Copy the listing below in full and skip every picture.

▸ **Data section**
━━━━━━━━━━━━━━━━━━━━━━━━━━━━━━
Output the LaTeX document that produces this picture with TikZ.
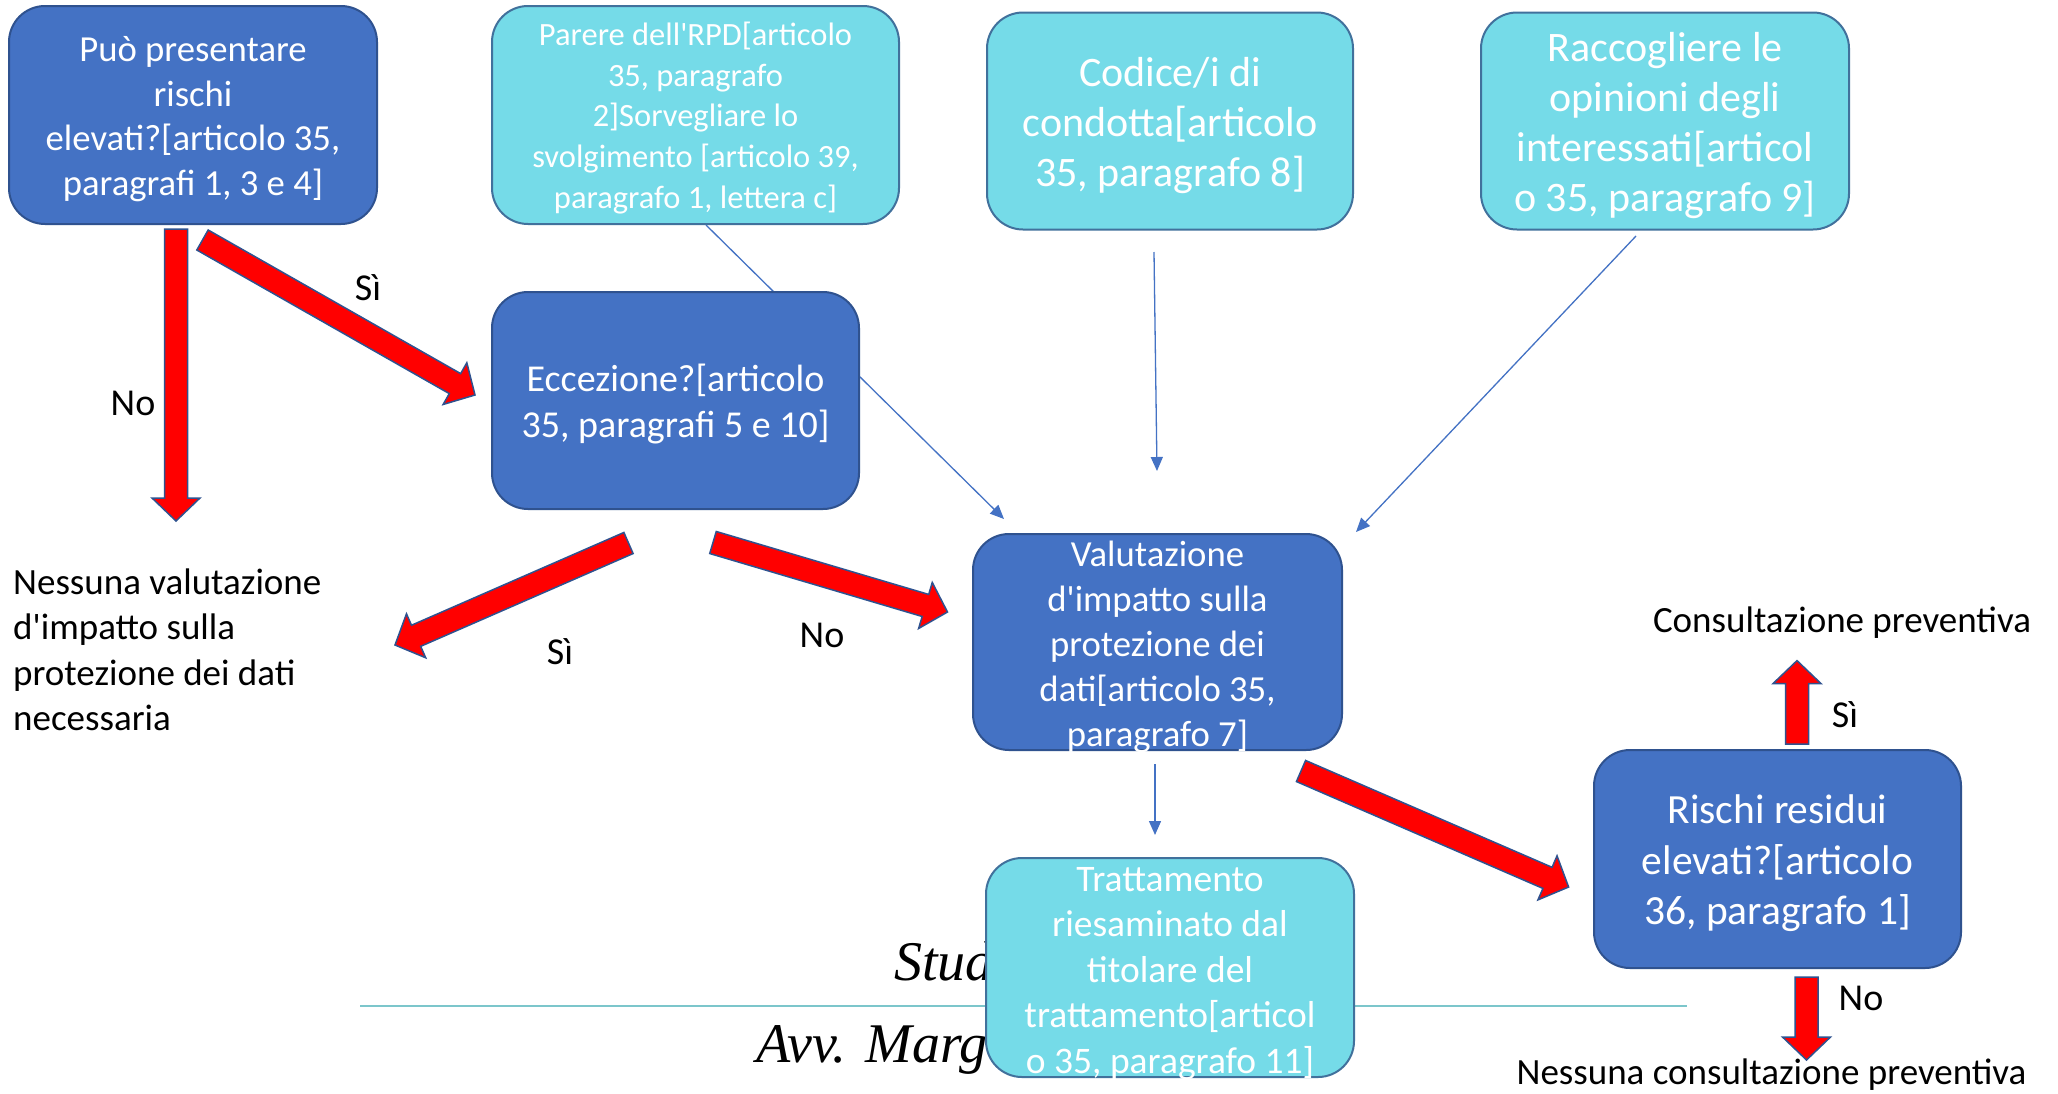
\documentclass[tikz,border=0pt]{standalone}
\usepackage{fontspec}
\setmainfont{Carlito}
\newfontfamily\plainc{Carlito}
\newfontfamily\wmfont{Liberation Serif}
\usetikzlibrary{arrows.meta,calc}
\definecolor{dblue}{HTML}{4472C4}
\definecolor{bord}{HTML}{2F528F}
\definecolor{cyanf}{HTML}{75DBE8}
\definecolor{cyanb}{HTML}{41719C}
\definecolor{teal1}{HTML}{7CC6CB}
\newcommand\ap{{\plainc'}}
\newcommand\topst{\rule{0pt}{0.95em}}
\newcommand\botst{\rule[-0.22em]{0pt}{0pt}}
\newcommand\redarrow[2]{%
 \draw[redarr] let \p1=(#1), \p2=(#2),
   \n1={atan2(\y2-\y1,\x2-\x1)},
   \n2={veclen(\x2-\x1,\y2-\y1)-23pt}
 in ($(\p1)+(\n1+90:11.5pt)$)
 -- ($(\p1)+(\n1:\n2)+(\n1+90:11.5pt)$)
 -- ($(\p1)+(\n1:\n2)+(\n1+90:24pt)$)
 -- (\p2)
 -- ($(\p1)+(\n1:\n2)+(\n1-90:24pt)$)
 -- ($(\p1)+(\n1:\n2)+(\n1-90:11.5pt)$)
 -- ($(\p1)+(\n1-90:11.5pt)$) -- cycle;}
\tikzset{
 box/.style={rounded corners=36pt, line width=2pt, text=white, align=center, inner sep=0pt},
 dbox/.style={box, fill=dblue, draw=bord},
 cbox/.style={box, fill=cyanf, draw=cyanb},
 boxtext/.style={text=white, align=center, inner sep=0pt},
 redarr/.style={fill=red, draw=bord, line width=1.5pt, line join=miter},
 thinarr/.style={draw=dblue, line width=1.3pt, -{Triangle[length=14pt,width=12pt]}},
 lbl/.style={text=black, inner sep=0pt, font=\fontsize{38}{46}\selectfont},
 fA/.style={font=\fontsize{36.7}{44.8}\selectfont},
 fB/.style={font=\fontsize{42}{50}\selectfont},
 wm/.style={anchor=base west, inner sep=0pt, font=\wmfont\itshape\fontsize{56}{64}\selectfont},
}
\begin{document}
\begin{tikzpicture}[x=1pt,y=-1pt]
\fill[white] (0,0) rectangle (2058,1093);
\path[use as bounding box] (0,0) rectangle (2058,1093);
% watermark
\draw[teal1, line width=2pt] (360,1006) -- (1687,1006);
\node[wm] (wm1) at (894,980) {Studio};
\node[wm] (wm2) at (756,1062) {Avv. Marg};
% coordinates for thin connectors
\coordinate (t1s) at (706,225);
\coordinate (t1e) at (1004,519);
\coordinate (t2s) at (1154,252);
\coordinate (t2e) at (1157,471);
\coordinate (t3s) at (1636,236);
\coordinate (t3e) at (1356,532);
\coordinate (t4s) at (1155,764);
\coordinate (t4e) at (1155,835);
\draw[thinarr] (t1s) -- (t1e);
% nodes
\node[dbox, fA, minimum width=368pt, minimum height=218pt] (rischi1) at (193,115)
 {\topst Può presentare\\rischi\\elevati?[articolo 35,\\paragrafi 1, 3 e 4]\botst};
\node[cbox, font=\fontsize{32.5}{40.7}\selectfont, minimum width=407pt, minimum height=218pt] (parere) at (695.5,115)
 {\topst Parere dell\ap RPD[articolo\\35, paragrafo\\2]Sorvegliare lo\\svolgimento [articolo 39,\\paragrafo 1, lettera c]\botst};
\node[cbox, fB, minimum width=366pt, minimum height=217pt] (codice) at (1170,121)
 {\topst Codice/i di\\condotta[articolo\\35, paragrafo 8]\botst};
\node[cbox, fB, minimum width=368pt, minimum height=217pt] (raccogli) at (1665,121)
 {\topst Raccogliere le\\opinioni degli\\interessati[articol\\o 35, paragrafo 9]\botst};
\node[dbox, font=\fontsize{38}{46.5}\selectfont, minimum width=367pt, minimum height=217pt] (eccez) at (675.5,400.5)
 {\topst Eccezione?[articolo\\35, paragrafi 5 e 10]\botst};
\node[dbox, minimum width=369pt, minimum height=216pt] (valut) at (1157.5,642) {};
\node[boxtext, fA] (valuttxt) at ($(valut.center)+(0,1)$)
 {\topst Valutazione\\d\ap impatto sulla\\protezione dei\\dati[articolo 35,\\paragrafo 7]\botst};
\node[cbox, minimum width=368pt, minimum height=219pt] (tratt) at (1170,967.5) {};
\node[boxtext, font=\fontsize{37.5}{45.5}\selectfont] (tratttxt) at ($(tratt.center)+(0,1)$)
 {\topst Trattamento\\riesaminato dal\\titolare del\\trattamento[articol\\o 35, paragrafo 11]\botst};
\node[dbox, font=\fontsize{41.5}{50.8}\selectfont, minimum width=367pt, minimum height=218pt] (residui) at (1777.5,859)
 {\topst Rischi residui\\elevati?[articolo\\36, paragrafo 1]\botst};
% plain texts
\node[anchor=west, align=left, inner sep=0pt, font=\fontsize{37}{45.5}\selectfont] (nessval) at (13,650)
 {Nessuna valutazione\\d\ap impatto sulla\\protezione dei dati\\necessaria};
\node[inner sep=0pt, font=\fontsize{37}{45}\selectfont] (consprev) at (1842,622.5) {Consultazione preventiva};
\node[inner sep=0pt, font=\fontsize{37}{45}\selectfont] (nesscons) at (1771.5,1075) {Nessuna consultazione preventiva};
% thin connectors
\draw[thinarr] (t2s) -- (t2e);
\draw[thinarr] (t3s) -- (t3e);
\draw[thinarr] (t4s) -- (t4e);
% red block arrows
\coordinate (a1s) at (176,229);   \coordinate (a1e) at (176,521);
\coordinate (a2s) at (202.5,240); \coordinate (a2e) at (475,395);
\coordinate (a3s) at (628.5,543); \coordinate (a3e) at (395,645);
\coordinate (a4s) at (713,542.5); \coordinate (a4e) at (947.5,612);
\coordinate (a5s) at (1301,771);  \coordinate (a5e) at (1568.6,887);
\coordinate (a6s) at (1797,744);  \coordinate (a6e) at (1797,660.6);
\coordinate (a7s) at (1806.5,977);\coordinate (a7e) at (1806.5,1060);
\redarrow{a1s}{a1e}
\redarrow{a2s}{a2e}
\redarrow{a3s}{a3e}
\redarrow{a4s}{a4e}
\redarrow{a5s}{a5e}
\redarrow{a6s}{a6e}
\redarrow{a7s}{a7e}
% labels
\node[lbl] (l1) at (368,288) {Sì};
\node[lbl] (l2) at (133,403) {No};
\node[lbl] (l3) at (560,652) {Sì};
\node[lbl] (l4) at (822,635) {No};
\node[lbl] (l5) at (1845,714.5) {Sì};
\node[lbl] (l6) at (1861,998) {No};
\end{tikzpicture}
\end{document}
━━━━━━━━━━━━━━━━━━━━━━━━━━━━━━
▸ **Response to the task**
Output the LaTeX document that produces this picture with TikZ.
\documentclass[tikz,border=0pt]{standalone}
\usepackage{fontspec}
\setmainfont{Carlito}
\newfontfamily\plainc{Carlito}
\newfontfamily\wmfont{Liberation Serif}
\usetikzlibrary{arrows.meta,calc}
\definecolor{dblue}{HTML}{4472C4}
\definecolor{bord}{HTML}{2F528F}
\definecolor{cyanf}{HTML}{75DBE8}
\definecolor{cyanb}{HTML}{41719C}
\definecolor{teal1}{HTML}{7CC6CB}
\newcommand\ap{{\plainc'}}
\newcommand\topst{\rule{0pt}{0.95em}}
\newcommand\botst{\rule[-0.22em]{0pt}{0pt}}
\newcommand\redarrow[2]{%
 \draw[redarr] let \p1=(#1), \p2=(#2),
   \n1={atan2(\y2-\y1,\x2-\x1)},
   \n2={veclen(\x2-\x1,\y2-\y1)-23pt}
 in ($(\p1)+(\n1+90:11.5pt)$)
 -- ($(\p1)+(\n1:\n2)+(\n1+90:11.5pt)$)
 -- ($(\p1)+(\n1:\n2)+(\n1+90:24pt)$)
 -- (\p2)
 -- ($(\p1)+(\n1:\n2)+(\n1-90:24pt)$)
 -- ($(\p1)+(\n1:\n2)+(\n1-90:11.5pt)$)
 -- ($(\p1)+(\n1-90:11.5pt)$) -- cycle;}
\tikzset{
 box/.style={rounded corners=36pt, line width=2pt, text=white, align=center, inner sep=0pt},
 dbox/.style={box, fill=dblue, draw=bord},
 cbox/.style={box, fill=cyanf, draw=cyanb},
 boxtext/.style={text=white, align=center, inner sep=0pt},
 redarr/.style={fill=red, draw=bord, line width=1.5pt, line join=miter},
 thinarr/.style={draw=dblue, line width=1.3pt, -{Triangle[length=14pt,width=12pt]}},
 lbl/.style={text=black, inner sep=0pt, font=\fontsize{38}{46}\selectfont},
 fA/.style={font=\fontsize{36.7}{44.8}\selectfont},
 fB/.style={font=\fontsize{42}{50}\selectfont},
 wm/.style={anchor=base west, inner sep=0pt, font=\wmfont\itshape\fontsize{56}{64}\selectfont},
}
\begin{document}
\begin{tikzpicture}[x=1pt,y=-1pt]
\fill[white] (0,0) rectangle (2058,1093);
\path[use as bounding box] (0,0) rectangle (2058,1093);
% watermark
\draw[teal1, line width=2pt] (360,1006) -- (1687,1006);
\node[wm] (wm1) at (894,980) {Studio};
\node[wm] (wm2) at (756,1062) {Avv. Marg};
% coordinates for thin connectors
\coordinate (t1s) at (706,225);
\coordinate (t1e) at (1004,519);
\coordinate (t2s) at (1154,252);
\coordinate (t2e) at (1157,471);
\coordinate (t3s) at (1636,236);
\coordinate (t3e) at (1356,532);
\coordinate (t4s) at (1155,764);
\coordinate (t4e) at (1155,835);
\draw[thinarr] (t1s) -- (t1e);
% nodes
\node[dbox, fA, minimum width=368pt, minimum height=218pt] (rischi1) at (193,115)
 {\topst Può presentare\\rischi\\elevati?[articolo 35,\\paragrafi 1, 3 e 4]\botst};
\node[cbox, font=\fontsize{32.5}{40.7}\selectfont, minimum width=407pt, minimum height=218pt] (parere) at (695.5,115)
 {\topst Parere dell\ap RPD[articolo\\35, paragrafo\\2]Sorvegliare lo\\svolgimento [articolo 39,\\paragrafo 1, lettera c]\botst};
\node[cbox, fB, minimum width=366pt, minimum height=217pt] (codice) at (1170,121)
 {\topst Codice/i di\\condotta[articolo\\35, paragrafo 8]\botst};
\node[cbox, fB, minimum width=368pt, minimum height=217pt] (raccogli) at (1665,121)
 {\topst Raccogliere le\\opinioni degli\\interessati[articol\\o 35, paragrafo 9]\botst};
\node[dbox, font=\fontsize{38}{46.5}\selectfont, minimum width=367pt, minimum height=217pt] (eccez) at (675.5,400.5)
 {\topst Eccezione?[articolo\\35, paragrafi 5 e 10]\botst};
\node[dbox, minimum width=369pt, minimum height=216pt] (valut) at (1157.5,642) {};
\node[boxtext, fA] (valuttxt) at ($(valut.center)+(0,1)$)
 {\topst Valutazione\\d\ap impatto sulla\\protezione dei\\dati[articolo 35,\\paragrafo 7]\botst};
\node[cbox, minimum width=368pt, minimum height=219pt] (tratt) at (1170,967.5) {};
\node[boxtext, font=\fontsize{37.5}{45.5}\selectfont] (tratttxt) at ($(tratt.center)+(0,1)$)
 {\topst Trattamento\\riesaminato dal\\titolare del\\trattamento[articol\\o 35, paragrafo 11]\botst};
\node[dbox, font=\fontsize{41.5}{50.8}\selectfont, minimum width=367pt, minimum height=218pt] (residui) at (1777.5,859)
 {\topst Rischi residui\\elevati?[articolo\\36, paragrafo 1]\botst};
% plain texts
\node[anchor=west, align=left, inner sep=0pt, font=\fontsize{37}{45.5}\selectfont] (nessval) at (13,650)
 {Nessuna valutazione\\d\ap impatto sulla\\protezione dei dati\\necessaria};
\node[inner sep=0pt, font=\fontsize{37}{45}\selectfont] (consprev) at (1842,622.5) {Consultazione preventiva};
\node[inner sep=0pt, font=\fontsize{37}{45}\selectfont] (nesscons) at (1771.5,1075) {Nessuna consultazione preventiva};
% thin connectors
\draw[thinarr] (t2s) -- (t2e);
\draw[thinarr] (t3s) -- (t3e);
\draw[thinarr] (t4s) -- (t4e);
% red block arrows
\coordinate (a1s) at (176,229);   \coordinate (a1e) at (176,521);
\coordinate (a2s) at (202.5,240); \coordinate (a2e) at (475,395);
\coordinate (a3s) at (628.5,543); \coordinate (a3e) at (395,645);
\coordinate (a4s) at (713,542.5); \coordinate (a4e) at (947.5,612);
\coordinate (a5s) at (1301,771);  \coordinate (a5e) at (1568.6,887);
\coordinate (a6s) at (1797,744);  \coordinate (a6e) at (1797,660.6);
\coordinate (a7s) at (1806.5,977);\coordinate (a7e) at (1806.5,1060);
\redarrow{a1s}{a1e}
\redarrow{a2s}{a2e}
\redarrow{a3s}{a3e}
\redarrow{a4s}{a4e}
\redarrow{a5s}{a5e}
\redarrow{a6s}{a6e}
\redarrow{a7s}{a7e}
% labels
\node[lbl] (l1) at (368,288) {Sì};
\node[lbl] (l2) at (133,403) {No};
\node[lbl] (l3) at (560,652) {Sì};
\node[lbl] (l4) at (822,635) {No};
\node[lbl] (l5) at (1845,714.5) {Sì};
\node[lbl] (l6) at (1861,998) {No};
\end{tikzpicture}
\end{document}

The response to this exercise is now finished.